WASHINGTON — Director Steve McQueen’s acclaimed new film, 12 Years a Slave, is a Hollywood watershed. The movie offers an unflinching portrayal of slavery in the United States and sets a new standard for narrating such stories on the silver screen.

Like many slavery films before it, 12 Years a Slave unfolds in the sweltering heat of southern plantations. But unlike its predecessors, McQueen’s film focuses on a free man from the north who was kidnapped and sold into slavery.


His name was Solomon Northup.

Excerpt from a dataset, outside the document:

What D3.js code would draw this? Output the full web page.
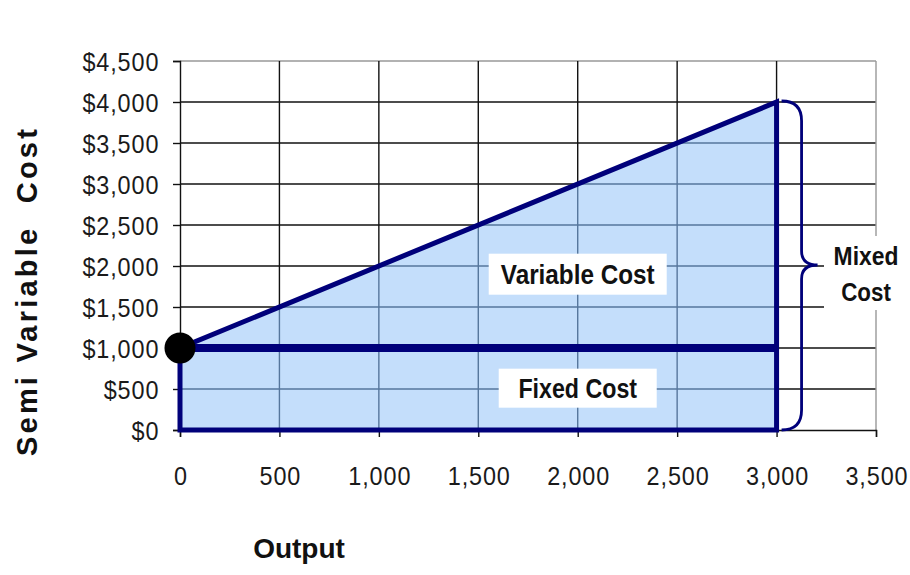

And it's a true account.

“The reason I took this angle is I wanted that person to be everyone in the audience," McQueen said. "Someone who can take you, the audience, in this unfortunate conveyor belt of slavery.”

Actor Chiwetel Ejiofor offers a tour de force performance as Northup.

“This is a story about one of the harshest structures that’s ever been created in the history of the world," he said. "And it is somebody trying to survive that with their mind intact, and they do.”

Film historian Dexter Gabriel says the movie breaks new ground.

“The movie does a very good job in exposing slavery, almost, in a sense, exposing the old films on slavery, the old plantation epics, exposing them for frauds," he said.

Gabriel says movies like Gone with the Wind, in 1939, did a disservice because they painted a portrait of slaves living in harmony with their owners.

Nostalgic tributes faded after the U.S. civil rights movement.

In 1977, the TV miniseries Roots became the first attempt to reveal the brutality of slavery. But Gabriel says slavery was a small part of the story that looked at the African American experience as a whole.

"In its attempt to create slavery as an immigrant story, it attempts to make slavery under this heading in order to make African Americans like everyone else,” he said.

Steven Spielberg’s Amistad, in 1997, was about a slave mutiny aboard the slave ship Amistad. Gabriel calls it a missed opportunity.

“Rather than privilege the slave mutiny, Spielberg makes it about this courtroom drama starring founding fathers and interesting abolitionist lawyers,” he said.

Fifteen years later, Quentin Tarantino’s Django Unchained empowered the black slave in a tongue-in-cheek vigilante story. But Gabriel calls it an unrealistic tale of one black man against plantation masters.

“It is in the end a wonderful absurdist fairytale of slavery,” he said.

In 12 Years a Slave, the mood darkens. Many say its portrayal of slavery is too harsh.

“Slavery has been a part of this country longer than it hasn’t been," Gabriel said. "I think everyone, in some way, has to come to terms with.”

After almost a century of slavery in movies, 12 Years a Slave offers an opportunity for reflection.